Chuck Mead, best known for his successful start with BR549, takes us back to his home state of Kansas for a vivid look at what formed his mind and imagination as he grew up here. "Free State Serenade" opens the eyes of the listener to a wild eventful ride of good, bad, mixed in with some sad and downright crazy.
Mead rips through 12 songs here, mixing up his rockabilly, "A Short Goodbye" telling the story about leaving home to head out on his own, the western swing of "Neosho Valley Sue" which would fit perfectly within any Bob Wills record, to the heavy back beat shaker of "On A Slow Train Through Arkansas" and closing with the traditional heavy blues sound of "Sittin On Top Of The Bottom."

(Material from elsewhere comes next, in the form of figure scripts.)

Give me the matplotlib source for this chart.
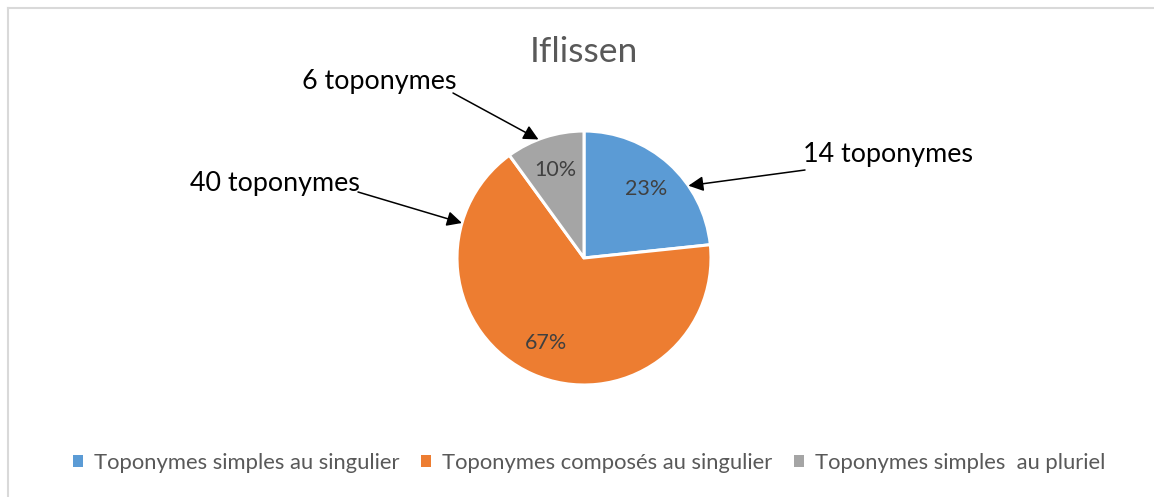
import numpy as np
import matplotlib.pyplot as plt
from matplotlib.patches import Patch
from matplotlib.lines import Line2D

plt.rcParams['font.family'] = ['Lato', 'DejaVu Sans']

# données
categories = ['Toponymes simples au singulier', 'Toponymes composés au singulier',
              'Toponymes simples  au pluriel']
counts = [14, 40, 6]
pcts = ['23%', '67%', '10%']
colors = ['#5B9BD5', '#ED7D31', '#A5A5A5']
callouts = ['14 toponymes', '40 toponymes', '6 toponymes']

W, H = 1154, 497
fig = plt.figure(figsize=(W / 100, H / 100), dpi=100)

# cadre gris (haut et gauche)
fig.add_artist(Line2D([8 / W, 8 / W], [0, 1 - 8 / H], color='#D9D9D9', lw=1.5))
fig.add_artist(Line2D([8 / W, 1], [1 - 8 / H, 1 - 8 / H], color='#D9D9D9', lw=1.5))

cx, cy, r = 584, 258, 127
ax = fig.add_axes([(cx - r) / W, (H - cy - r) / H, 2 * r / W, 2 * r / H])

wedges, _ = ax.pie(counts, colors=colors, startangle=90, counterclock=False, radius=1,
                   wedgeprops=dict(edgecolor='white', linewidth=2.2))
ax.set_xlim(-1, 1)
ax.set_ylim(-1, 1)
ax.set_aspect('equal')
ax.axis('off')

# pourcentages
total = sum(counts)
start = 90
for i, c in enumerate(counts):
    ang = start - 360 * c / total / 2
    start -= 360 * c / total
    d = 0.73
    ax.text(d * np.cos(np.radians(ang)), d * np.sin(np.radians(ang)), pcts[i],
            ha='center', va='center', fontsize=15.5, color='#404040')

# étiquettes avec flèches
tip_angles = [34.7, 164, 111]
text_pos = [(803, 155), (190, 183), (302, 82)]
line_start = [(805, 170), (358, 192), (453, 93)]
for i in range(3):
    a = np.radians(tip_angles[i])
    fig.text(text_pos[i][0] / W, 1 - text_pos[i][1] / H, callouts[i],
             ha='left', va='center', fontsize=19.4, color='black')
    ax.annotate('', xy=(np.cos(a), np.sin(a)), xycoords='data',
                xytext=(line_start[i][0] / W, 1 - line_start[i][1] / H),
                textcoords='figure fraction',
                arrowprops=dict(arrowstyle='-|>,head_length=0.9,head_width=0.45',
                                color='black', lw=1.1, shrinkA=0, shrinkB=0))

fig.text(cx / W, 1 - 52 / H, 'Iflissen', ha='center', va='center',
         fontsize=25.5, color='#595959')

handles = [Patch(facecolor=c, edgecolor='none') for c in colors]
fig.legend(handles, categories, loc='center', bbox_to_anchor=(589 / W, 1 - 463 / H),
           ncol=3, frameon=False, fontsize=15.8, labelcolor='#595959',
           handlelength=0.45, handleheight=0.45, handletextpad=0.5, columnspacing=1.0)

fig.savefig('out.png', dpi=100)
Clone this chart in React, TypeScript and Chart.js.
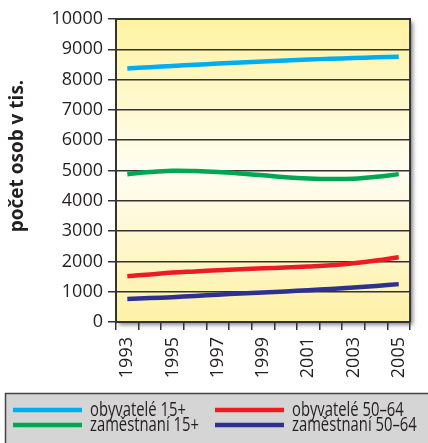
import React, { useEffect, useRef } from 'react';
import { Chart, registerables } from 'chart.js';

Chart.register(...registerables);

const years = ['1993', '1994', '1995', '1996', '1997', '1998', '1999', '2000', '2001', '2002', '2003', '2004', '2005'];
const obyvatele15 = [8370, 8410, 8450, 8490, 8530, 8565, 8600, 8630, 8660, 8690, 8710, 8735, 8755];
const obyvatele5064 = [1510, 1570, 1630, 1670, 1710, 1740, 1770, 1800, 1830, 1870, 1940, 2030, 2140];
const zamestnani15 = [4880, 4950, 4990, 4980, 4950, 4900, 4840, 4780, 4740, 4720, 4730, 4790, 4880];
const zamestnani5064 = [760, 790, 820, 860, 900, 940, 970, 1010, 1050, 1090, 1140, 1190, 1250];
const seriesNames = ['obyvatelé 15+', 'obyvatelé 50–64', 'zaměstnaní 15+', 'zaměstnaní 50–64'];
const seriesColors = ['#00AEEF', '#ED1C24', '#00A651', '#2E3192'];
const yAxisTitle = 'počet osob v tis.';
const yMin = 0;
const yMax = 10000;
const yStep = 1000;

const TICK_FONT = { family: '"Open Sans", sans-serif', size: 18 };

const plotBgPlugin = {
  id: 'plotBg',
  beforeDraw(chart: any) {
    const { ctx, chartArea: a } = chart;
    ctx.save();
    const g = ctx.createLinearGradient(0, a.top, 0, a.bottom);
    g.addColorStop(0, '#FFF3A0');
    g.addColorStop(0.5, '#FFFDF2');
    g.addColorStop(1, '#FDF1A6');
    ctx.shadowColor = 'rgba(0,0,0,0.45)';
    ctx.shadowBlur = 4;
    ctx.shadowOffsetX = 3;
    ctx.shadowOffsetY = 3;
    ctx.fillStyle = g;
    ctx.fillRect(a.left, a.top, a.right - a.left, a.bottom - a.top);
    ctx.restore();
  },
  afterDraw(chart: any) {
    const { ctx, chartArea: a } = chart;
    ctx.save();
    ctx.strokeStyle = '#333';
    ctx.lineWidth = 2;
    ctx.beginPath();
    ctx.moveTo(a.left, a.top);
    ctx.lineTo(a.right, a.top);
    ctx.lineTo(a.right, a.bottom);
    ctx.stroke();
    // y axis title
    ctx.translate(18, 156);
    ctx.rotate(-Math.PI / 2);
    ctx.fillStyle = '#231F20';
    ctx.font = 'bold 19px "Open Sans", sans-serif';
    ctx.textAlign = 'center';
    ctx.textBaseline = 'middle';
    ctx.fillText(yAxisTitle, 0, 0);
    ctx.restore();
  },
};

const legendPlugin = {
  id: 'boxLegend',
  afterDraw(chart: any) {
    const { ctx } = chart;
    ctx.save();
    ctx.fillStyle = '#D5D5D5';
    ctx.fillRect(5, 393, 430, 60);
    ctx.strokeStyle = '#444';
    ctx.lineWidth = 1.5;
    ctx.strokeRect(5.5, 393.5, 430, 60);
    const cols = [13, 215];
    const rows = [410, 425];
    ctx.textBaseline = 'middle';
    chart.data.datasets.forEach((ds: any, i: number) => {
      const x = cols[i % 2];
      const y = rows[Math.floor(i / 2)];
      ctx.strokeStyle = ds.borderColor;
      ctx.lineWidth = 4.5;
      ctx.beginPath();
      ctx.moveTo(x, y);
      ctx.lineTo(x + 69, y);
      ctx.stroke();
      ctx.save();
      ctx.translate(x + 77, y);
      ctx.scale(0.74, 1);
      ctx.font = '20px "Open Sans", sans-serif';
      ctx.fillStyle = '#231F20';
      ctx.fillText(ds.label, 0, 0);
      ctx.restore();
    });
    ctx.restore();
  },
};

export default function App() {
  const ref = useRef<HTMLCanvasElement | null>(null);
  useEffect(() => {
    if (!ref.current) return;
    const seriesData = [obyvatele15, obyvatele5064, zamestnani15, zamestnani5064];
    const chart = new Chart(ref.current, {
      type: 'line',
      data: {
        labels: years,
        datasets: seriesData.map((d, i) => ({
          label: seriesNames[i],
          data: d,
          borderColor: seriesColors[i],
          backgroundColor: seriesColors[i],
          borderWidth: 4.5,
          pointRadius: 0,
          tension: 0.4,
          fill: false,
        })),
      },
      options: {
        animation: false,
        responsive: true,
        maintainAspectRatio: false,
        layout: { padding: { top: 19, right: 17, left: 0, bottom: 0 } },
        plugins: { legend: { display: false }, tooltip: { enabled: false } },
        scales: {
          x: {
            type: 'category',
            offset: true,
            grid: {
              offset: true,
              drawOnChartArea: false,
              drawTicks: true,
              tickLength: 8,
              color: '#333',
              lineWidth: 1.5,
            },
            border: { display: true, color: '#333', width: 2 },
            ticks: {
              autoSkip: false,
              maxRotation: 90,
              minRotation: 90,
              padding: 7,
              color: '#231F20',
              font: TICK_FONT,
              callback: (_v: any, i: number) => (i % 2 === 0 ? years[i] : ''),
            },
            afterFit: (s: any) => {
              s.height = 121;
            },
          },
          y: {
            min: yMin,
            max: yMax,
            grid: { color: '#333', lineWidth: 1.5, tickLength: 8, drawTicks: true },
            border: { display: true, color: '#333', width: 2 },
            ticks: {
              stepSize: yStep,
              padding: 5,
              color: '#231F20',
              font: TICK_FONT,
              callback: (v: any) => String(v),
            },
            afterFit: (s: any) => {
              s.width = 116;
            },
          },
        },
      },
      plugins: [plotBgPlugin, legendPlugin],
    });
    return () => chart.destroy();
  }, []);
  return (
    <div style={{ position: 'absolute', left: 0, top: 0, width: 428, height: 443 }}>
      <canvas ref={ref} />
    </div>
  );
}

Mixed among all of these captivating genres, Mead includes three historical stories that track straight back into Kansas lore. "The Devil By Their Side" recounts the story about the raid by Confederate guerillas who slaughtered abolitionists in Lawrence, Kansas, who were there to insure Kansas entered the Union a free state. "Little Ivy" tells the story about a small girl named Ivy Honeycutt whom Mead attended grade school with that was murdered by her cousin. Mead strikes a chord here in his chorus, describing how she was found. "Evil Wind" puts a spin on the great Truman Capote novel "In Cold Blood," telling the story about the murders of the Clutter family in Kansas in 1959. Mead writes this song and sings it from the viewpoint of one of the convicted killers, Dick Hickock. It should be mentioned, Hickock always swore he killed no one, saying his partner Perry Smith killed all four, which is perhaps why Mead tells the story from his viewpoint. The song is both chilling and fascinating, with its ability to paint a picture.